─── Source material ───

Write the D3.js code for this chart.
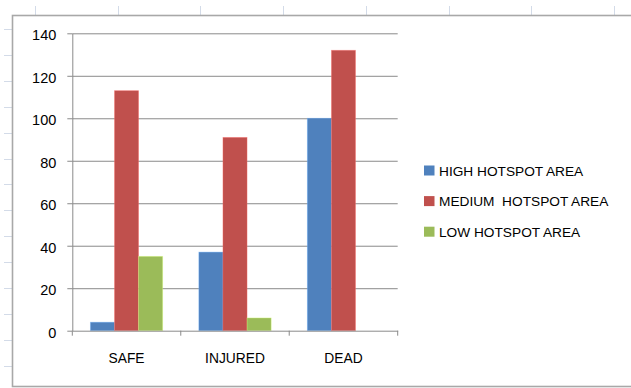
<!DOCTYPE html>
<html>
<head>
<meta charset="utf-8">
<script src="https://cdn.jsdelivr.net/npm/d3@7"></script>
<style>
  html, body { margin: 0; padding: 0; background: #fff; }
  svg { display: block; }
  text { font-family: "Liberation Sans", Arial, sans-serif; fill: #000; }
</style>
</head>
<body>
<svg id="chart" width="631" height="388"></svg>
<script>
// ---- data ----
const categories = ["SAFE", "INJURED", "DEAD"];
const seriesNames = ["HIGH HOTSPOT AREA", "MEDIUM  HOTSPOT AREA", "LOW HOTSPOT AREA"];
const highValues = [4, 37, 100];
const mediumValues = [113, 91, 132];
const lowValues = [35, 6, 0];
const yTickValues = [0, 20, 40, 60, 80, 100, 120, 140];
const seriesColors = ["#4F81BD", "#C0504D", "#9BBB59"];

const seriesValues = [highValues, mediumValues, lowValues];
const table = categories.map((c, i) => ({
  category: c,
  values: seriesNames.map((s, j) => ({ series: s, value: seriesValues[j][i], color: seriesColors[j] }))
}));

const svg = d3.select("#chart");
const W = 631, H = 388;
const FONT = "'Liberation Sans', Arial, sans-serif";

svg.append("rect").attr("width", W).attr("height", H).attr("fill", "#fff");

// ---- spreadsheet grid peeking around the chart ----
const sheetCols = d3.range(8).map(i => 35 + i * 82.7);
const sheetRows = d3.range(14).map(i => 29 + i * 25.9);
const sheet = svg.append("g").attr("stroke", "#d3dbe8").attr("stroke-width", 1);
sheet.selectAll("line.c").data(sheetCols).join("line")
  .attr("x1", d => Math.round(d) + 0.5).attr("x2", d => Math.round(d) + 0.5)
  .attr("y1", 6).attr("y2", 15);
sheet.selectAll("line.r").data(sheetRows).join("line")
  .attr("x1", 4).attr("x2", 12)
  .attr("y1", d => Math.round(d) + 0.5).attr("y2", d => Math.round(d) + 0.5);

// ---- chart area frame ----
svg.append("rect")
  .attr("x", 12.5).attr("y", 15.5).attr("width", 700).attr("height", 371)
  .attr("fill", "#fff").attr("stroke", "#a8a8a8").attr("stroke-width", 1.6);

// ---- plot ----
const plot = { left: 72.3, right: 397.7, top: 33.3, bottom: 330.7 };

const x = d3.scaleBand().domain(categories).range([plot.left, plot.right]).paddingInner(0).paddingOuter(0);
const xs = d3.scaleBand().domain(seriesNames).range([0, x.bandwidth()]).paddingInner(0).paddingOuter(0.75);
const y = d3.scaleLinear().domain([0, 140]).range([plot.bottom, plot.top]);

const axisColor = "#8a8a8a";

// gridlines
const grid = svg.append("g")
  .attr("transform", `translate(${plot.left},0)`)
  .call(d3.axisLeft(y).tickValues(yTickValues.filter(v => v > 0)).tickSize(-(plot.right - plot.left)).tickFormat(""));
grid.select(".domain").remove();
grid.selectAll(".tick line").attr("stroke", axisColor).attr("stroke-width", 1);

// bars
const groups = svg.append("g").selectAll("g").data(table).join("g")
  .attr("transform", d => `translate(${x(d.category)},0)`);
groups.selectAll("rect").data(d => d.values.filter(v => v.value > 0)).join("rect")
  .attr("x", d => xs(d.series))
  .attr("width", xs.bandwidth())
  .attr("y", d => y(d.value))
  .attr("height", d => y(0) - y(d.value))
  .attr("fill", d => d.color)
  .attr("stroke", d => d3.color(d.color).brighter(0.9))
  .attr("stroke-opacity", 0.45)
  .attr("stroke-width", 0.8);

// y axis with labels
const yAxis = svg.append("g")
  .attr("transform", `translate(${plot.left},0)`)
  .call(d3.axisLeft(y).tickValues(yTickValues).tickSizeInner(5).tickSizeOuter(0).tickPadding(11));
yAxis.select(".domain").attr("stroke", axisColor);
yAxis.selectAll(".tick line").attr("stroke", axisColor);
yAxis.selectAll(".tick text")
  .attr("font-family", FONT)
  .attr("font-size", 14.5).attr("fill", "#000").attr("dy", "0.45em");

// x axis
const xAxis = svg.append("g")
  .attr("transform", `translate(0,${plot.bottom})`)
  .call(d3.axisBottom(x).tickSize(0).tickPadding(23));
xAxis.select(".domain").attr("stroke", axisColor);
xAxis.selectAll(".tick text")
  .attr("font-family", FONT)
  .attr("font-size", 13.8).attr("fill", "#000");
const boundaries = categories.map(c => x(c)).concat([x(categories[categories.length - 1]) + x.bandwidth()]);
xAxis.selectAll("line.bound").data(boundaries).join("line")
  .attr("class", "bound")
  .attr("x1", d => d).attr("x2", d => d)
  .attr("y1", 0).attr("y2", 5)
  .attr("stroke", axisColor);

// legend
const legend = svg.append("g").attr("transform", "translate(424,165.5)");
const items = legend.selectAll("g").data(seriesNames).join("g")
  .attr("transform", (d, i) => `translate(0,${i * 30.6})`);
items.append("rect").attr("width", 10.5).attr("height", 10).attr("fill", (d, i) => seriesColors[i]);
items.append("text")
  .attr("x", 15).attr("y", 10)
  .attr("font-family", FONT)
  .attr("font-size", 13.7)
  .style("white-space", "pre")
  .text(d => d);
</script>
</body>
</html>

───

**What is needed**
Extract every line containing the string "chart" from the material.

**The result**
Write the D3.js code for this chart.
<svg id="chart" width="631" height="388"></svg>
const svg = d3.select("#chart");
// ---- spreadsheet grid peeking around the chart ----
// ---- chart area frame ----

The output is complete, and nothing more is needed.